В ответ на слова Рихарда она только кивнула. Эльжбета не чувствовала себя обманутой или преданой. Она ожидала подобного, почти знала, что так будет. Может быть, это случилось именно поэтому? Кто знает… Теперь кроме как сражением этот вопрос не решить.
Тишину прервал ворвавшийся в шатёр разведчик.
— Они ушли, ваше сиятельство.
— Серьёзно? — Эльжбета вздрогнула от такой неожиданности. Почему-то легче не стало. Скорее наоборот, какой-то жар прошёлся по спине, заставив руки задрожать.
Баронесса Хан саркастично усмехнулась и покачала головой, словно это раздосадовало её. Рихард, кажется, не удивился. Болезнь настолько сильно подкосила его, что ему, похоже, было всё равно. Это было понятно, но Эльжбету уже начинало раздражать то, что Нойманн даже не лечился.
— Я им всё-таки не верю. Давайте отойдём чуть дальше, за реку, и тогда уже посмотрим, — тихо сказал Рихард, поймав осуждающий взгляд Гретель. — Будет работать только разведка. — Он снова закашлял.
— Как будто им кто-то верит здесь, — со слезами в голосе усмехнулась баронесса Хан. Она чуть ли не плакала от переполнявших её эмоций, обиды, досады, страха, скорби. Гретель вызывала жалость. Эльжбете хотелось обнять её, утешить, дать понять, что она не одна такая, но сейчас, при других вассалах, это было бы неуместно.

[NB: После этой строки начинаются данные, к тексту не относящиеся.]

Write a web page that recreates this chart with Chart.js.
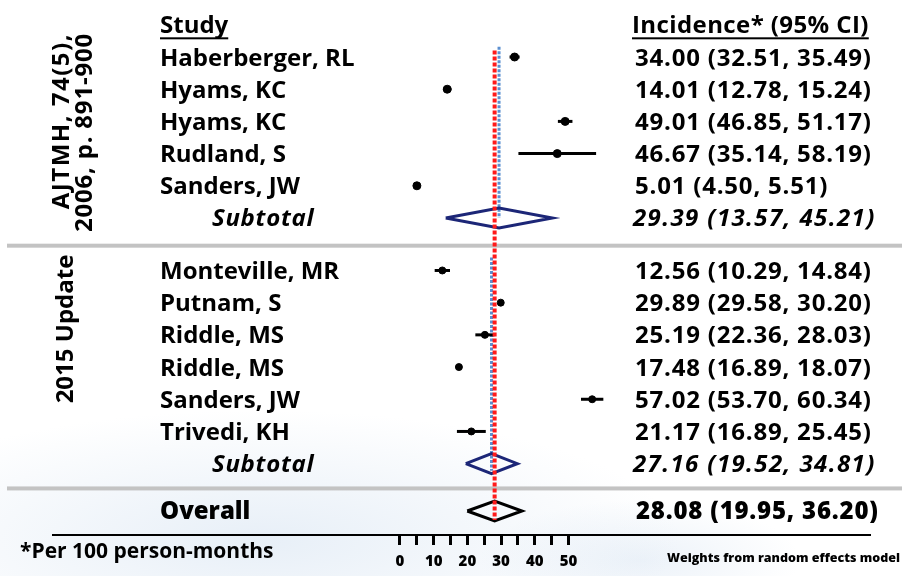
<!DOCTYPE html>
<html>
<head>
<meta charset="utf-8">
<script src="https://cdn.jsdelivr.net/npm/chart.js@4.4.0/dist/chart.umd.min.js"></script>
<style>
  html, body { margin: 0; padding: 0; background: #fff; }
  #wrap {
    position: relative; width: 902px; height: 576px;
    background:
      radial-gradient(ellipse 420px 130px at 260px 540px, rgba(212,226,241,0.55), rgba(255,255,255,0)),
      radial-gradient(ellipse 160px 60px at 640px 560px, rgba(212,226,241,0.45), rgba(255,255,255,0));
  }
</style>
</head>
<body>
<div id="wrap"><canvas id="forestChart" width="902" height="576"></canvas></div>
<script>
const studies1 = ["Haberberger, RL", "Hyams, KC", "Hyams, KC", "Rudland, S", "Sanders, JW"];
const est1 = [34.00, 14.01, 49.01, 46.67, 5.01];
const lo1 = [32.51, 12.78, 46.85, 35.14, 4.50];
const hi1 = [35.49, 15.24, 51.17, 58.19, 5.51];
const subtotal1 = [29.39, 13.57, 45.21];

const studies2 = ["Monteville, MR", "Putnam, S", "Riddle, MS", "Riddle, MS", "Sanders, JW", "Trivedi, KH"];
const est2 = [12.56, 29.89, 25.19, 17.48, 57.02, 21.17];
const lo2 = [10.29, 29.58, 22.36, 16.89, 53.70, 16.89];
const hi2 = [14.84, 30.20, 28.03, 18.07, 60.34, 25.45];
const subtotal2 = [27.16, 19.52, 34.81];

const overall = [28.08, 19.95, 36.20];
const xTicks = [0, 5, 10, 15, 20, 25, 30, 35, 40, 45, 50];

document.addEventListener("DOMContentLoaded", function () {
  const FONT = "'Open Sans', 'DejaVu Sans', sans-serif";

  // row layout (row units, header = 0)
  const rows1 = studies1.map((s, i) => i + 1);
  const subRow1 = studies1.length + 1;
  const rows2 = studies2.map((s, i) => subRow1 + 1.63 + i);
  const subRow2 = rows2[rows2.length - 1] + 1;
  const overallRow = subRow2 + 1.47;
  const sepRows = [subRow1 + 0.86, subRow2 + 0.77];

  const fmt = (a) => a[0].toFixed(2) + " (" + a[1].toFixed(2) + ", " + a[2].toFixed(2) + ")";

  function ciLines(est, lo, hi, rows) {
    return est.map((v, i) => ({
      data: [{ x: lo[i], y: rows[i] }, { x: hi[i], y: rows[i] }],
      showLine: true,
      borderColor: "#000",
      borderWidth: 3,
      pointRadius: 0,
    }));
  }

  function dots(est, rows, r) {
    return {
      data: est.map((v, i) => ({ x: v, y: rows[i] })),
      pointRadius: r,
      pointBackgroundColor: "#000",
      pointBorderColor: "#000",
      showLine: false,
    };
  }

  function diamond(s, row, color) {
    const h = 0.31;
    return {
      data: [
        { x: s[1], y: row }, { x: s[0], y: row - h }, { x: s[2], y: row },
        { x: s[0], y: row + h }, { x: s[1], y: row },
      ],
      showLine: true,
      borderColor: color,
      borderWidth: 3,
      pointRadius: 0,
      tension: 0,
    };
  }

  function vline(xv, y0, y1, color, width, dash) {
    return {
      data: [{ x: xv, y: y0 }, { x: xv, y: y1 }],
      showLine: true,
      borderColor: color,
      borderWidth: width,
      borderDash: dash,
      pointRadius: 0,
    };
  }

  const datasets = [
    vline(overall[0], 0.8, 15.38, "#ff1a1a", 4, [4, 2]),
    dots(est1, rows1, 4),
    dots(est2, rows2, 3.5),
    ...ciLines(est1, lo1, hi1, rows1),
    ...ciLines(est2, lo2, hi2, rows2),
    diamond(subtotal1, subRow1, "#1c2677"),
    diamond(subtotal2, subRow2, "#1c2677"),
    diamond(overall, overallRow, "#000"),
    vline(subtotal1[0], 0.68, subRow1, "#5b8fd0", 3, [3, 1.5]),
    vline(subtotal2[0], 7.23, 13.85, "#5b8fd0", 3, [3, 1.5]),
  ];

  function text(ctx, str, x, y, spacing) {
    ctx.letterSpacing = (spacing || 0) + "px";
    ctx.fillText(str, x, y);
    const w = ctx.measureText(str).width;
    ctx.letterSpacing = "0px";
    return w;
  }

  const textPlugin = {
    id: "forestText",
    beforeDatasetsDraw(chart) {
      const { ctx, scales: { y } } = chart;
      ctx.save();
      ctx.fillStyle = "#c3c3c3";
      sepRows.forEach((r) => {
        const py = y.getPixelForValue(r);
        ctx.fillRect(7, py - 2, 895, 4);
      });
      ctx.restore();
    },
    afterDraw(chart) {
      const { ctx, scales: { y } } = chart;
      const base = (r) => y.getPixelForValue(r) + 8.5;
      ctx.save();
      ctx.fillStyle = "#000";
      ctx.textBaseline = "alphabetic";
      ctx.textAlign = "left";

      // headers
      ctx.font = "bold 24px " + FONT;
      const hy = base(0);
      let w = text(ctx, "Study", 160, hy, 0);
      ctx.fillRect(160, hy + 4, w, 2);
      w = text(ctx, "Incidence* (95% CI)", 632, hy, 0.4);
      ctx.fillRect(632, hy + 4, w, 2);

      // studies
      studies1.forEach((s, i) => {
        text(ctx, s, 160, base(rows1[i]), 0);
        text(ctx, fmt([est1[i], lo1[i], hi1[i]]), 635, base(rows1[i]), 0.8);
      });
      studies2.forEach((s, i) => {
        text(ctx, s, 160, base(rows2[i]), 0);
        text(ctx, fmt([est2[i], lo2[i], hi2[i]]), 635, base(rows2[i]), 0.8);
      });

      ctx.font = "italic bold 24px " + FONT;
      text(ctx, "Subtotal", 212, base(subRow1), 0.7);
      text(ctx, fmt(subtotal1), 633, base(subRow1), 1.4);
      text(ctx, "Subtotal", 212, base(subRow2), 0.7);
      text(ctx, fmt(subtotal2), 633, base(subRow2), 1.4);

      ctx.font = "800 24px " + FONT;
      text(ctx, "Overall", 160, base(overallRow), 0);
      text(ctx, fmt(overall), 636, base(overallRow), 0.8);

      // group labels
      ctx.font = "bold 24px " + FONT;
      ctx.save();
      ctx.translate(69, 33);
      ctx.rotate(-Math.PI / 2);
      ctx.textAlign = "right";
      text(ctx, "AJTMH, 74(5),", 0, 0, 1.5);
      text(ctx, "2006, p. 891-900", 0, 23, 0.8);
      ctx.restore();

      ctx.save();
      ctx.translate(73, 329);
      ctx.rotate(-Math.PI / 2);
      ctx.textAlign = "center";
      text(ctx, "2015 Update", 0, 0, 0);
      ctx.restore();

      // footnotes
      ctx.font = "bold 21px " + FONT;
      ctx.fillText("*Per 100 person-months", 20, 558);
      ctx.font = "800 12.5px " + FONT;
      ctx.fillText("Weights from random effects model", 667, 562);
      ctx.restore();
    },
  };

  const xMin = (53 - 400) / 3.37;
  const xMax = (870 - 400) / 3.37;

  const ctx = document.getElementById("forestChart").getContext("2d");
  new Chart(ctx, {
    type: "scatter",
    data: { datasets: datasets },
    options: {
      responsive: false,
      animation: false,
      layout: { padding: { left: 53, right: 32, top: 0, bottom: -3 } },
      plugins: {
        legend: { display: false },
        tooltip: { enabled: false },
      },
      scales: {
        x: {
          type: "linear",
          min: xMin,
          max: xMax,
          afterBuildTicks: (scale) => {
            scale.ticks = xTicks.map((v) => ({ value: v }));
          },
          ticks: {
            callback: (v) => (v % 10 === 0 ? String(v) : ""),
            color: "#000",
            font: { family: FONT, weight: "800", size: 15, lineHeight: 1 },
            padding: 9.5,
            autoSkip: false,
            maxRotation: 0,
          },
          grid: {
            drawOnChartArea: false,
            drawTicks: true,
            tickLength: 10,
            tickWidth: 3,
            tickColor: "#000",
          },
          border: { display: true, color: "#000", width: 2 },
        },
        y: {
          type: "linear",
          display: false,
          reverse: true,
          min: -20 / 32.5,
          max: 515 / 32.5,
        },
      },
    },
    plugins: [textPlugin],
  });
});
</script>
</body>
</html>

— Хорошо, — Эльжбета устало кивнула. — Завтра уходим за реку и ждём три дня.
Сделали, как сказал Рихард. Отошли за Штайн, как когда-то хотела Микалина. Большинство вассалов было недовольно такими передвижениями, особенно Бирдорф и Грюндорф, так страстно рвавшиеся в Ламахон, к своим подчинённым замкам. Эльжбете становилось с каждым днём всё тяжелее и тяжелее справляться со своими мыслями и сомнениями. Ей казалось, что она скоро взорвётся от такого количества эмоций и чувств. Но поделиться было, опять же, не с кем просто потому, что и навязываться не хотелось. Ухудшалась и погода. С каждым днём всё холодало и холодало, словно близился не август, а конец сентября. Если будут ливни, может разлиться река, и тогда придётся отойти ещё дальше, так как обойти её не представлялось возможным. Эльжбета боялась — как бы не заболеть. А Рихард лечиться всё ещё не собирался. Того гляди, и помрёт от чахотки или ещё каких-то осложнений. Это тоже волновало — всё-таки, они были почти друзьями, Эльжбета привязалась и к нему, и к Гретель довольно сильно.
Разведка вернулась с известиями через три дня, когда графиня была уже как на иголках от страха неизвестности и тяжёлых мыслей. То было холодное ветреное утро, когда Эльжбете казалось, что её шатер вместе с ней вот-вот просто сдует холодным ветром.
Разведчик молниеносно ворвался внутрь, пытаясь перевести дыхание. Графиня от такой неожиданности вскочила с места, выронила какой-то лист пергамента, подошла к юноше, словно хотела ему чем-то помочь, терпеливо выждала, пока он отдышится и просто шепнула: «Что?».
— Они вернулись, ваше сиятельство, — с долей сожаления шепнул разведчик, всё ещё задыхаясь.
— Этого я ожидала. — Эльжбета больше не удивлялась ничему. Всё настолько быстро рушилось, что ей ничего и не оставалось, кроме как горько усмехаться каждый раз. Хотелось верить, что эта череда неудач означает приближение озарения, белой полосы, но пока жизнь словно смеялась над ней.